(Stored items)
-=-=-=-=-
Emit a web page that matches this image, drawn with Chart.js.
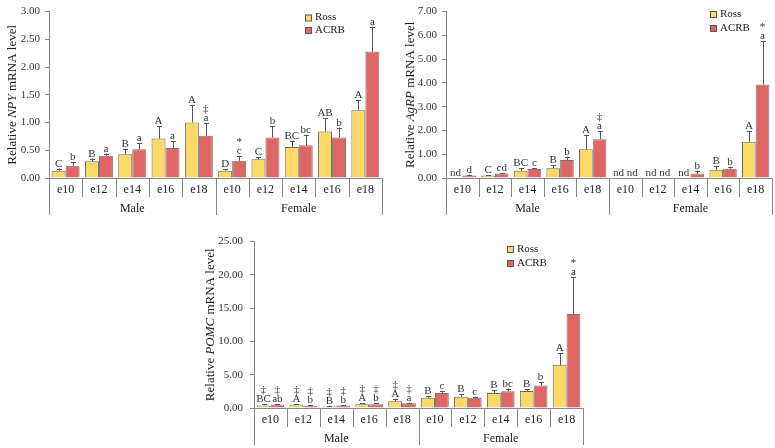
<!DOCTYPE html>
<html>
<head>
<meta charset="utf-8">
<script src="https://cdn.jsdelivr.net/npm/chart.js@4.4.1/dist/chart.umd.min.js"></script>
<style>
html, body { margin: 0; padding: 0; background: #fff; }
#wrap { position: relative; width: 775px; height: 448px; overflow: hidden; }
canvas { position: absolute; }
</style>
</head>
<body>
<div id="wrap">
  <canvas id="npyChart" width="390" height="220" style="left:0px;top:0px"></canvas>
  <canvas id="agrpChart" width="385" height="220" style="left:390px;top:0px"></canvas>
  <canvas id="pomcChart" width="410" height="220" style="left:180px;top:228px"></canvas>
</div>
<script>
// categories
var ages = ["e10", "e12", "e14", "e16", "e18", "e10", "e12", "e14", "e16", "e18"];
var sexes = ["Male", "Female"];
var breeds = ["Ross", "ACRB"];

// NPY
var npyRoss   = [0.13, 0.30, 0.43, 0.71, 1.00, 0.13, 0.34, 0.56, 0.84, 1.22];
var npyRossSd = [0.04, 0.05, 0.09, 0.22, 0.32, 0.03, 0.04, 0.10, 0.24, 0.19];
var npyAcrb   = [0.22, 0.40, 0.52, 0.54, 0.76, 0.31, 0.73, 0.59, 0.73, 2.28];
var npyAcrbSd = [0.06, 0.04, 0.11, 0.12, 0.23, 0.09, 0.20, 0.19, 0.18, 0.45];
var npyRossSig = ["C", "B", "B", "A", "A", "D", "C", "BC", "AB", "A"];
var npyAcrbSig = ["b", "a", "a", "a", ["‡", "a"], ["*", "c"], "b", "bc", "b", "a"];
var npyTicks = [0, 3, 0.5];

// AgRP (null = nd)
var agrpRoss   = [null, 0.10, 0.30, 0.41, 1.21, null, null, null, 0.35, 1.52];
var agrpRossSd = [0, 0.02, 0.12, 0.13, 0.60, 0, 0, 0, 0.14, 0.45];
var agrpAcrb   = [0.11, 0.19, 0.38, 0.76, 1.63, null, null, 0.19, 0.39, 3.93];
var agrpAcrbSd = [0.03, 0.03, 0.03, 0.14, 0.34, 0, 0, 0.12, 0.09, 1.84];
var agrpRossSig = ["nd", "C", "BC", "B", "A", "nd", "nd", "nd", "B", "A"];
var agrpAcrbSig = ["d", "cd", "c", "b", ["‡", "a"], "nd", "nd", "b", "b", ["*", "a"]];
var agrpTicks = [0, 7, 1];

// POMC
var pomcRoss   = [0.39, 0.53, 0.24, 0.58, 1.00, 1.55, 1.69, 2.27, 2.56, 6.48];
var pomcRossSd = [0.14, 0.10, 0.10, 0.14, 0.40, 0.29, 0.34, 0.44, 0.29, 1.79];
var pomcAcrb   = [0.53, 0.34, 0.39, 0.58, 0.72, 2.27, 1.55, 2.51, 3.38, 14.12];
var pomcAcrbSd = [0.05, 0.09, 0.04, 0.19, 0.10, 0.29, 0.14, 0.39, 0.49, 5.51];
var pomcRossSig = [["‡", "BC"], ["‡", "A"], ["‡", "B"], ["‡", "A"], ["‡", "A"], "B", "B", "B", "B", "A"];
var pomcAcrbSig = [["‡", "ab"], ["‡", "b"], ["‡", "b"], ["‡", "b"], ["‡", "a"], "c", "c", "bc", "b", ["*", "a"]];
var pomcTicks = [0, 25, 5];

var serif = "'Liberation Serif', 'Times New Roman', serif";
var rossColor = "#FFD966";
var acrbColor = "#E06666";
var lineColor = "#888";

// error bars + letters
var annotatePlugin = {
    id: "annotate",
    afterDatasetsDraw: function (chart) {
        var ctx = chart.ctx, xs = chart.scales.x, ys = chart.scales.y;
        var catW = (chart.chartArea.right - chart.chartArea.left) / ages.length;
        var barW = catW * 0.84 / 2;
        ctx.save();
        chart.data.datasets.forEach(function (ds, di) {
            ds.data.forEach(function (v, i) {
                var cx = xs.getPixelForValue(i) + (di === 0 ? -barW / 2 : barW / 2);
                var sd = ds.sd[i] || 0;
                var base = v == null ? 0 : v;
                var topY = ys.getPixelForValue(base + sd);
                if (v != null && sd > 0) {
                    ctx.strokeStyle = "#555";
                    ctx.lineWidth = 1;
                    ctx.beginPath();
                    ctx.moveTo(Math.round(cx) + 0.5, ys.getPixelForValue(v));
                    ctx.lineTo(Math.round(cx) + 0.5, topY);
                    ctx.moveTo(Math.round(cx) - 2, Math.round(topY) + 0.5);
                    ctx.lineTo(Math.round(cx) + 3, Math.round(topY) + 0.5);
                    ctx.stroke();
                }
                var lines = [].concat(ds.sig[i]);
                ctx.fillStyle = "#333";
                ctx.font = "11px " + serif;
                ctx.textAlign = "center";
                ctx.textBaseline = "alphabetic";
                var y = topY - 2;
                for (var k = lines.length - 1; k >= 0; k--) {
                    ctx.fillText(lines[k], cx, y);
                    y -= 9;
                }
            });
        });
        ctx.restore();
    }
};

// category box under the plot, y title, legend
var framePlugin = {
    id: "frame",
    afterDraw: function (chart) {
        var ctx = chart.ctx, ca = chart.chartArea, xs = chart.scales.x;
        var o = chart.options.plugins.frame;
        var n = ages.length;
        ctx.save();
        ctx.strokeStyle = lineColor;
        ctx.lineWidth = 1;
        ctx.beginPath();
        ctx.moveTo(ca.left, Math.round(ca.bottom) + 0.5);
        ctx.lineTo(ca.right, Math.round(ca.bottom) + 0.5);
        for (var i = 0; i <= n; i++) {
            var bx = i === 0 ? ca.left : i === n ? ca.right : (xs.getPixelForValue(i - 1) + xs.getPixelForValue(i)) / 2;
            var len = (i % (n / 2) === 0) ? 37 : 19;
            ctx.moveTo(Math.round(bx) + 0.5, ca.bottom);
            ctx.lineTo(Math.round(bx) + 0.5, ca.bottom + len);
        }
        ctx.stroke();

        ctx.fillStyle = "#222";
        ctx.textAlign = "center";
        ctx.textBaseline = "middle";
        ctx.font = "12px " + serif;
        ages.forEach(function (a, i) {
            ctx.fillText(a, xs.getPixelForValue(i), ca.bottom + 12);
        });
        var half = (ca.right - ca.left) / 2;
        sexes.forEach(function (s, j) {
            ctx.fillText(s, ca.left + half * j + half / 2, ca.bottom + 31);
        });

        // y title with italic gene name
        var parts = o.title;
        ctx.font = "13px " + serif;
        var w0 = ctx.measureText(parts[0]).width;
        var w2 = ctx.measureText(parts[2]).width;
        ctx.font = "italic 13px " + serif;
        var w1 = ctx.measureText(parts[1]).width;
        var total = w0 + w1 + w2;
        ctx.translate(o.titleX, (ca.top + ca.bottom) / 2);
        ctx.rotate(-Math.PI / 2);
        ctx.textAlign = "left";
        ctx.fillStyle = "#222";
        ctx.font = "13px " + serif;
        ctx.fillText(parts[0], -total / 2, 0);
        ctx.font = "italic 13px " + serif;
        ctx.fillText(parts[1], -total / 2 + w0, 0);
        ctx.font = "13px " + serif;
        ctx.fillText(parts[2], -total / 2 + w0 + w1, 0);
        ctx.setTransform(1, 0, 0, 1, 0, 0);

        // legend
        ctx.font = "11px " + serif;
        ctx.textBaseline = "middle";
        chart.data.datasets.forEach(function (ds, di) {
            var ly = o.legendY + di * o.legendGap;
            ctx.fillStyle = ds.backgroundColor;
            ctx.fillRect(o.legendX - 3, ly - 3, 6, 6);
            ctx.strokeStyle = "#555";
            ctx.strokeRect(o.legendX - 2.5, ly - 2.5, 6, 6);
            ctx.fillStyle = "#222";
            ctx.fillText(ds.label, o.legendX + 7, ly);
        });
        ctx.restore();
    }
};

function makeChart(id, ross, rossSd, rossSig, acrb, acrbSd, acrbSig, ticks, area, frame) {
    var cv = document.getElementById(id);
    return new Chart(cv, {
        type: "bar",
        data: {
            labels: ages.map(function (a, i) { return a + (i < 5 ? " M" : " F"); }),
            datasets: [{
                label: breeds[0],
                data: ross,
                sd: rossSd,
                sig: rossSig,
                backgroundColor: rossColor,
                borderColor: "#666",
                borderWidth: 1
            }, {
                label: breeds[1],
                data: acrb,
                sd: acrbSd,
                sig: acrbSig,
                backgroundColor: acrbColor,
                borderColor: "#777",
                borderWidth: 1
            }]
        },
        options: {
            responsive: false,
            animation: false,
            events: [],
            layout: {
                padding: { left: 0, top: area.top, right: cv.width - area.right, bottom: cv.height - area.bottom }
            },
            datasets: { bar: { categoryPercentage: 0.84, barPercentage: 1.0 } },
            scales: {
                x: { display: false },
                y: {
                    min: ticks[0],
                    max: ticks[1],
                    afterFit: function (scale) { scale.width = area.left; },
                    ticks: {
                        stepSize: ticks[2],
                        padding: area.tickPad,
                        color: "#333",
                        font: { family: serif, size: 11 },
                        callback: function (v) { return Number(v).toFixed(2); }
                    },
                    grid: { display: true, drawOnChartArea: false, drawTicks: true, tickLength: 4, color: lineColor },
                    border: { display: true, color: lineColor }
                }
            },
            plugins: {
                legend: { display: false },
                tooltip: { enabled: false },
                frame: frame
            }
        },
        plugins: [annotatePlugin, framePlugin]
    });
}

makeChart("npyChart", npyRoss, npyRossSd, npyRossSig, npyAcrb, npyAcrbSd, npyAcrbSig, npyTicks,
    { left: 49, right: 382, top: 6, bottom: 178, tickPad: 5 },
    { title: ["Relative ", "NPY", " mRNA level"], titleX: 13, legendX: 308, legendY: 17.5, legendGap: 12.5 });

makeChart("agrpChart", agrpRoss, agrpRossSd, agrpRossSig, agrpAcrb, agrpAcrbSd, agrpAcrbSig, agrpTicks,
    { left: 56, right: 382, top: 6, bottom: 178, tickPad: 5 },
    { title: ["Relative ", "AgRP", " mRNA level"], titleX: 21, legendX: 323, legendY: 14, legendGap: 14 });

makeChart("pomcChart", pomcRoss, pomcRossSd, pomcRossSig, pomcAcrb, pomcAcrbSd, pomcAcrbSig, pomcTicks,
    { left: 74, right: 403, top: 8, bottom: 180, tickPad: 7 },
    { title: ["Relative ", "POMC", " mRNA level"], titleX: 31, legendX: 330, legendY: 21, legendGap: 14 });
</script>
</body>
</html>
-=-=-=-=-
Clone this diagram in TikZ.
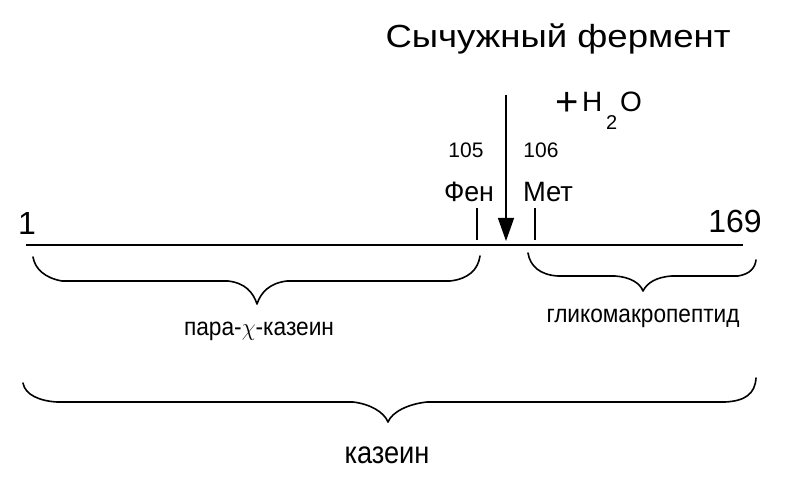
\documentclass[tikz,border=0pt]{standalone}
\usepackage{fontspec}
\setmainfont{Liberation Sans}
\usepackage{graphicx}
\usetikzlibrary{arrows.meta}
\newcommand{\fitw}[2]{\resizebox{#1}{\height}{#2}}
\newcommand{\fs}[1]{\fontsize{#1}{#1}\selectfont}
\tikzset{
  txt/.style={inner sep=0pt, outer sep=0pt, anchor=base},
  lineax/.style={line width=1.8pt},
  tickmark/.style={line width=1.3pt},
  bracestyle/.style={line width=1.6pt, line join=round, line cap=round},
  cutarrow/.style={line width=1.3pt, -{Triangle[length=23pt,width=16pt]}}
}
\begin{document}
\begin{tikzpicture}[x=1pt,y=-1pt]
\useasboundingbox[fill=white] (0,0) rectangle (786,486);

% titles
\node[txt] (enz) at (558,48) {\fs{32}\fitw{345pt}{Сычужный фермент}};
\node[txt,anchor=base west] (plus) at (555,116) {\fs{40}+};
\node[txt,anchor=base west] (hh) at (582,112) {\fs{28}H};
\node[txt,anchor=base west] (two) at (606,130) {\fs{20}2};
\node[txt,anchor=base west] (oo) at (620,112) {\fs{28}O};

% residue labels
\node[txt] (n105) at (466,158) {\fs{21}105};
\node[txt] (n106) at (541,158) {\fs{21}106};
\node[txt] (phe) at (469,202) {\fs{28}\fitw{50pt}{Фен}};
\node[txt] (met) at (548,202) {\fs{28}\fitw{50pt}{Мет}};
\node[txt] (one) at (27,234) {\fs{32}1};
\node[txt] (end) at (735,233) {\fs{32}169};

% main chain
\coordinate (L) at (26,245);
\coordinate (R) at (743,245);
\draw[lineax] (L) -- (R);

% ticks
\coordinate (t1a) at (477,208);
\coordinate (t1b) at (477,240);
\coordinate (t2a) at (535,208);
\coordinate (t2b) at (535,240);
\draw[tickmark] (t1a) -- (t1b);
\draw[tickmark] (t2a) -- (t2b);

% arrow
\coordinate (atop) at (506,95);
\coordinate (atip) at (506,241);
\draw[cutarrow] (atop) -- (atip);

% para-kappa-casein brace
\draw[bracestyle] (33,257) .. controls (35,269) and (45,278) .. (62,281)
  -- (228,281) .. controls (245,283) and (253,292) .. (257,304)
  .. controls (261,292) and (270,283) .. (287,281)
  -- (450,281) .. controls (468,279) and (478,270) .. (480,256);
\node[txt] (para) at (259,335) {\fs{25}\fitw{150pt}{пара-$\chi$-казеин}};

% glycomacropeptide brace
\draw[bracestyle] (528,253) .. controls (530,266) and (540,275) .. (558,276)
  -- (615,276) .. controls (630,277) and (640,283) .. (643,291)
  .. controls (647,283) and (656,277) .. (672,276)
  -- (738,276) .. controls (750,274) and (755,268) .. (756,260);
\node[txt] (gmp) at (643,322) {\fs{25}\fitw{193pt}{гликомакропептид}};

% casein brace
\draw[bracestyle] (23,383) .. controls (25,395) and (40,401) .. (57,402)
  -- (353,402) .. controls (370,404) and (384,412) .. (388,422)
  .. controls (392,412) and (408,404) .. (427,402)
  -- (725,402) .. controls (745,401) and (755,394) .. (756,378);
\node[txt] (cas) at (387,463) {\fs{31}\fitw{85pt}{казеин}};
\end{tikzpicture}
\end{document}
-=-=-=-=-
§ Problem description
Nothing but the lines from the one with "Clone this diagram in TikZ." down to the one with "(t2a) -- (t2b);" should be printed, both of them included. Leave out the pictures.

§ Output of the task
Clone this diagram in TikZ.
\documentclass[tikz,border=0pt]{standalone}
\usepackage{fontspec}
\setmainfont{Liberation Sans}
\usepackage{graphicx}
\usetikzlibrary{arrows.meta}
\newcommand{\fitw}[2]{\resizebox{#1}{\height}{#2}}
\newcommand{\fs}[1]{\fontsize{#1}{#1}\selectfont}
\tikzset{
  txt/.style={inner sep=0pt, outer sep=0pt, anchor=base},
  lineax/.style={line width=1.8pt},
  tickmark/.style={line width=1.3pt},
  bracestyle/.style={line width=1.6pt, line join=round, line cap=round},
  cutarrow/.style={line width=1.3pt, -{Triangle[length=23pt,width=16pt]}}
}
\begin{document}
\begin{tikzpicture}[x=1pt,y=-1pt]
\useasboundingbox[fill=white] (0,0) rectangle (786,486);

% titles
\node[txt] (enz) at (558,48) {\fs{32}\fitw{345pt}{Сычужный фермент}};
\node[txt,anchor=base west] (plus) at (555,116) {\fs{40}+};
\node[txt,anchor=base west] (hh) at (582,112) {\fs{28}H};
\node[txt,anchor=base west] (two) at (606,130) {\fs{20}2};
\node[txt,anchor=base west] (oo) at (620,112) {\fs{28}O};

% residue labels
\node[txt] (n105) at (466,158) {\fs{21}105};
\node[txt] (n106) at (541,158) {\fs{21}106};
\node[txt] (phe) at (469,202) {\fs{28}\fitw{50pt}{Фен}};
\node[txt] (met) at (548,202) {\fs{28}\fitw{50pt}{Мет}};
\node[txt] (one) at (27,234) {\fs{32}1};
\node[txt] (end) at (735,233) {\fs{32}169};

% main chain
\coordinate (L) at (26,245);
\coordinate (R) at (743,245);
\draw[lineax] (L) -- (R);

% ticks
\coordinate (t1a) at (477,208);
\coordinate (t1b) at (477,240);
\coordinate (t2a) at (535,208);
\coordinate (t2b) at (535,240);
\draw[tickmark] (t1a) -- (t1b);
\draw[tickmark] (t2a) -- (t2b);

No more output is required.